My own view of the matter is to be found in the published sayings of Nero Wolfe:
“Marko was himself headstrong, gullible, oversanguine, and naïve. He had–”
“For shame! He’s dead, and you insult–”
“That will do!” he roared. It stopped her. He went down a few decibels. “You share the common fallacy, but I don’t. I do not insult Marko. I pay him the tribute of speaking of him and feeling about him precisely as I did when he lived; the insult would be to smear his corpse with the honey excreted by my fear of death.”
If anyone should see fit to write anything about me after I die, I hope they’ll keep that in mind.
As for the people who’ve been writing to say that I can’t possibly know anything about depression…well, what I know about it is nobody’s business. But I’ll say this much: Hadley was a talented, once-successful artist whose career had collapsed and who was on the verge of bankruptcy when he shot himself in the head. I’m sorry he did it–I wish he hadn’t–but somehow I doubt that psychotherapy would have stopped him from doing so, much less the kindness of strangers. The world is a hard place, and the opera business is, or can be, one of its toughest neighborhoods. Those who think otherwise know nothing about it. Those who pretend otherwise are kidding themselves.
* * *
For additional thoughts on the subject of obituary writing, go here.
CultureGrrl seems to think that critics (presumably meaning, among others, me) were partly responsible for Hadley’s suicide. She may well have a larger point, but in this particular case I can assure her that the critics who wrote of his vocal difficulties in 1999 were only reporting well after the fact what was common knowledge in the opera world. The damage had already been done, and I’m sure he knew it.
This is the most interesting reaction I’ve seen to what I wrote.
TT: Notes from an unkept diary
• The most incongruous day of my cultural life took place in 1999, when Time sent me to Milwaukee, a city I’d never before visited, to see Florentine Opera give the American premiere of Lowell Liebermann’s operatic verison of The Picture of Dorian Gray.
Milwaukee isn’t far from Chicago, so I persuaded Our Girl to meet me there. I flew out at midday and spent the afternoon walking around the Milwaukee Art Museum, then met OGIC at the train station and took her to the theater. After the opera–which was a knockout and a wow–we went back to our hotel and turned on the TV to look for a chaser with which to clear our spinning heads. There’s Something About Mary was playing on the pay-per-view channel. I hadn’t yet seen it, but OGIC assured me that it was drop-dead funny, so we proceeded to watch it, and I laughed so hard at the first scene that I came close to throwing up.
I recently quoted Greg Sandow in this space:
The [fine] arts–as an enterprise separate from our wider culture, and somehow standing above it–are over….any attempt to revive them (this includes classical music, of course) will have to mean that they engage popular culture, and everything else going on in the outside world.

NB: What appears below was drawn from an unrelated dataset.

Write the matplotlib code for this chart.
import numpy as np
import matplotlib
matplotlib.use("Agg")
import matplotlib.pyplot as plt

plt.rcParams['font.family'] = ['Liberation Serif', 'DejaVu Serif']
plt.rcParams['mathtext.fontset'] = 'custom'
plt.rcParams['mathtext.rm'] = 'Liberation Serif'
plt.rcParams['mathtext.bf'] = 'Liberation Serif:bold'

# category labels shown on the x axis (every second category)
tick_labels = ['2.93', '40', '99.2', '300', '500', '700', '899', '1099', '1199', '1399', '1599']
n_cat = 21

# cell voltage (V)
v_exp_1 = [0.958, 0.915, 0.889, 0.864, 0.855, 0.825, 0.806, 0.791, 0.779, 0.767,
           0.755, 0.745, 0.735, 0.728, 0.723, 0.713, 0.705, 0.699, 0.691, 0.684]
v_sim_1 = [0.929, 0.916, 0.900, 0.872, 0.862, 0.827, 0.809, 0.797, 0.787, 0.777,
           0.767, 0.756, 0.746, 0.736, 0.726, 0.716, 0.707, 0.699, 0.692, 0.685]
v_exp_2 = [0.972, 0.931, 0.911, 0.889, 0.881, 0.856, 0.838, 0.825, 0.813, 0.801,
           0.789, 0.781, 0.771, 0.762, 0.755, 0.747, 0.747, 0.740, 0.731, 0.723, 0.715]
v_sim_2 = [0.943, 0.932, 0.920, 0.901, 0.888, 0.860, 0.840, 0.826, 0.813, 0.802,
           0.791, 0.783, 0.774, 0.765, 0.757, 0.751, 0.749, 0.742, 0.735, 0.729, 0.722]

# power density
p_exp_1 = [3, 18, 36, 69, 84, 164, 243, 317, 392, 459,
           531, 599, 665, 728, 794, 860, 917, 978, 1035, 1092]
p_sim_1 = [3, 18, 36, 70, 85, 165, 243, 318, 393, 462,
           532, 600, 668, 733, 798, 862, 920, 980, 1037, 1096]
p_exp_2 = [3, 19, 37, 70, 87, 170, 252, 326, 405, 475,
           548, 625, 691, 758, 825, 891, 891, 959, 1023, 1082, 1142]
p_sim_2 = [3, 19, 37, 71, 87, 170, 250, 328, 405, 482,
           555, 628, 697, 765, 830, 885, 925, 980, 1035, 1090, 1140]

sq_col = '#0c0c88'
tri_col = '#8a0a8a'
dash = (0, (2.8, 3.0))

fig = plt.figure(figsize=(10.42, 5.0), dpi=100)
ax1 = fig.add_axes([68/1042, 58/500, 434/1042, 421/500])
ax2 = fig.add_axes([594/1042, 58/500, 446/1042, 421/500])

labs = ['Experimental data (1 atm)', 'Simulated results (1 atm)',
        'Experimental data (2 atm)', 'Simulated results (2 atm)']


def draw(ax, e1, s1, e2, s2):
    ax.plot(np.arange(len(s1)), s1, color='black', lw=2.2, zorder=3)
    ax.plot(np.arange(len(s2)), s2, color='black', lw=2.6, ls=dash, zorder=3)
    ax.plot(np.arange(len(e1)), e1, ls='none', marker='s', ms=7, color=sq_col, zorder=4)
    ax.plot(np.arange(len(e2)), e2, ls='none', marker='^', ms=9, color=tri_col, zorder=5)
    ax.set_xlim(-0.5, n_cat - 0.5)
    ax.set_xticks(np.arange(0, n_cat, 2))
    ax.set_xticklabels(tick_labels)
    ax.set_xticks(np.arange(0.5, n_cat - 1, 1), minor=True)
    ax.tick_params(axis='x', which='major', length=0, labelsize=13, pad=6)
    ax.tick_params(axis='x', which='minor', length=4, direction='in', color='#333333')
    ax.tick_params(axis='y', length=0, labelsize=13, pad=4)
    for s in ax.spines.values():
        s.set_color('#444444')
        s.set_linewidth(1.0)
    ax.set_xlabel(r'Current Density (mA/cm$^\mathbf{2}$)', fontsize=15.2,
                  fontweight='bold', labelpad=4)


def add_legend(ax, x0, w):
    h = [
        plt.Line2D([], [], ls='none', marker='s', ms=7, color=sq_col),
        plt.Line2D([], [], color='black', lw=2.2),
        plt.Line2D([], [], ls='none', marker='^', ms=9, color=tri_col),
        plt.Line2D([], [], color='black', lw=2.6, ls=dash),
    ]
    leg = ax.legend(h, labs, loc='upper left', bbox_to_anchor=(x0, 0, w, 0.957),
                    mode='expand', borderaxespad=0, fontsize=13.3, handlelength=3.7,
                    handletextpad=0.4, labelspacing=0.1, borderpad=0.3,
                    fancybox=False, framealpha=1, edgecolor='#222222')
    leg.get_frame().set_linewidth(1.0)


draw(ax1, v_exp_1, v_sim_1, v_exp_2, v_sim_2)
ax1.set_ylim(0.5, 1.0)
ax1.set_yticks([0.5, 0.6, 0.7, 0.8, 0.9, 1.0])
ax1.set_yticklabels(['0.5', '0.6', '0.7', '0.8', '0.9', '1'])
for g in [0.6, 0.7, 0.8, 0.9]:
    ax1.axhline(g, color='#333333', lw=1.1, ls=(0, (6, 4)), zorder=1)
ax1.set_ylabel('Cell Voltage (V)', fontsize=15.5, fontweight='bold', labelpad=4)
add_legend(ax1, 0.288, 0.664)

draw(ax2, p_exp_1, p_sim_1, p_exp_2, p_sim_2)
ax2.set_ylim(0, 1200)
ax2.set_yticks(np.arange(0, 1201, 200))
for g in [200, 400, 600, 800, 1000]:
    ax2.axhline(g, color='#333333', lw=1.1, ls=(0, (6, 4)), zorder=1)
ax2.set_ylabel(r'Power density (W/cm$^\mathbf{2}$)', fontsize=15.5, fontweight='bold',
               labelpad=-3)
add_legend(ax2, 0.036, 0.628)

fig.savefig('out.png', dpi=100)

Somehow I doubt that was quite what Greg had in mind. But maybe not!
• One of my closest friends regularly sends me handwritten letters and postcards, to which I generally respond via e-mail. It’s not that she’s a technophobe. In fact, she’s a blogger of long standing. But as she once explained to me:
Isn’t it nice to open letters, too? In a funny way, I think all the email/blogging returns an almost romantic, Victorian specialness to pen & paper correspondence.

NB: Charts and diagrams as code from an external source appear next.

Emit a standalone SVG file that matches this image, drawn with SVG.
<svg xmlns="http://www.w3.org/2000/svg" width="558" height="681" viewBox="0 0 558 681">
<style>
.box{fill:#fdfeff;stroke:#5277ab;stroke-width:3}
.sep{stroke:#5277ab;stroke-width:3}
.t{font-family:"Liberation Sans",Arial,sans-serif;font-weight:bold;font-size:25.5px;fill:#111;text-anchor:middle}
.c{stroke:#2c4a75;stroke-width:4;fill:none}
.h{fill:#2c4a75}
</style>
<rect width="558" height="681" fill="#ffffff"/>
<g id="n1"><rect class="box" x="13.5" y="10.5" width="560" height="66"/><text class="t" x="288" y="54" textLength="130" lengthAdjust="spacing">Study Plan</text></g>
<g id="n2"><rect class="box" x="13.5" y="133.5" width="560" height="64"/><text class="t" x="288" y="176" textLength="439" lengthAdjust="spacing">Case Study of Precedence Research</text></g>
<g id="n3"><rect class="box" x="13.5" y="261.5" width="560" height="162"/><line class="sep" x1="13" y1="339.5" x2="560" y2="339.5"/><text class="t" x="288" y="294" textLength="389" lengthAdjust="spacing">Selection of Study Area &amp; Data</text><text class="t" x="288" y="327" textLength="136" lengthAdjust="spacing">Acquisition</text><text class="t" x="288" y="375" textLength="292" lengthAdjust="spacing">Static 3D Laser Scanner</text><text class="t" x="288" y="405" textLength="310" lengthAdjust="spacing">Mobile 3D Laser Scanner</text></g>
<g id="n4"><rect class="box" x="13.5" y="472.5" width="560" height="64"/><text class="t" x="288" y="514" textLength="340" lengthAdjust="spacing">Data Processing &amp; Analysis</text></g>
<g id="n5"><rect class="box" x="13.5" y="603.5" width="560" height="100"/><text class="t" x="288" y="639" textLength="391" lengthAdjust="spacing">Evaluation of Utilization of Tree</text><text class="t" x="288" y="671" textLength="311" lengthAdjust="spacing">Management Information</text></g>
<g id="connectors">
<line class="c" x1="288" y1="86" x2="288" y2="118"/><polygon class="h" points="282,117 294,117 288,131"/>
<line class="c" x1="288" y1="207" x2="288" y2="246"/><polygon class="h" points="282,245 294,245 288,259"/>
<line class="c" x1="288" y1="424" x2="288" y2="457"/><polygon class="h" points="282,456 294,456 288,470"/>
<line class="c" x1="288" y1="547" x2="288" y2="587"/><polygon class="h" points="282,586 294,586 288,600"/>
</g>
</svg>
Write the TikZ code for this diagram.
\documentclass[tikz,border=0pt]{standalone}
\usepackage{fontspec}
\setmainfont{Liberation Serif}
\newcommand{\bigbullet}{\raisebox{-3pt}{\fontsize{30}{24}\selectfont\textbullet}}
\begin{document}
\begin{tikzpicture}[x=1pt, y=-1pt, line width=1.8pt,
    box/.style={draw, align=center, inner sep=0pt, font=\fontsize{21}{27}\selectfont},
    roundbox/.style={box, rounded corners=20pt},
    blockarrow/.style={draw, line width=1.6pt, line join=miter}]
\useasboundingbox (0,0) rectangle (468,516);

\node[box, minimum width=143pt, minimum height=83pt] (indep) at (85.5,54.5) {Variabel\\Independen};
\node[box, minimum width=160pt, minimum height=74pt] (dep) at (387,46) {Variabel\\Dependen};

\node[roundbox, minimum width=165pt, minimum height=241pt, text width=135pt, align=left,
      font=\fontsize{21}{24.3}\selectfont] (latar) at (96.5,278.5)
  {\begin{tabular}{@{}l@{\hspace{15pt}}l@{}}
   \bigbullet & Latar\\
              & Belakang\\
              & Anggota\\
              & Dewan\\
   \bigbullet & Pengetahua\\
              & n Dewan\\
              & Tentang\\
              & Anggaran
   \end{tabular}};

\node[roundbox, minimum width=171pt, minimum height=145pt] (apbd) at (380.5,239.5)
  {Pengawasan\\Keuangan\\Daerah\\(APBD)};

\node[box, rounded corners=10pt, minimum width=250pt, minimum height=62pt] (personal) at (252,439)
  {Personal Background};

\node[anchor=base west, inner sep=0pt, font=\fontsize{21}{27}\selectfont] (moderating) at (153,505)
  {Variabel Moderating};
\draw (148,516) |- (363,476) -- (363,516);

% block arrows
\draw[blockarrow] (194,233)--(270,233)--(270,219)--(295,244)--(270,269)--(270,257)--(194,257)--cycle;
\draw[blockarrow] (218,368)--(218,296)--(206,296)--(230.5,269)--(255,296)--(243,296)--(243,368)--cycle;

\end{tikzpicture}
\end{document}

I know exactly what my friend means, and I’ve tried to reciprocate. Yet I still find it all but impossible to sit down and write a full-length letter by hand, in part because I’m left-handed and so have always found penmanship (as they used to call it once upon a time) awkward and ungratifying. I started using a typewriter at the age of ten and learned how to touch-type six years later, and since then I’ve mostly restricted my handwritten communication with the outside world to postcards and very brief notes. Despite my advancing age and old-fashioned inclinations, e-mail and blogging somehow seem to suit me better. I guess I’m just a post-postmodern man in a hurry, juggling too many balls for my own good.
I wish it were otherwise. I love the letters I get from my friend. I love the way her handwriting reflects her quirky, slightly fey personality. Would that I could give as good as I get.
TT: Much obliged
Mr. Artblog, who visited the Teachout Museum the other day, is himself an artist of no mean accomplishment. To my amazement and delight, he brought me a present, a lovely little ink-on-paper sketch called “Reading on the Subway.” I’ll hang it with pride as soon as I get back to New York.
If you’d like to see it, go here.
TT: Almanac
“Eulogy is nice, but one does not learn anything from it.”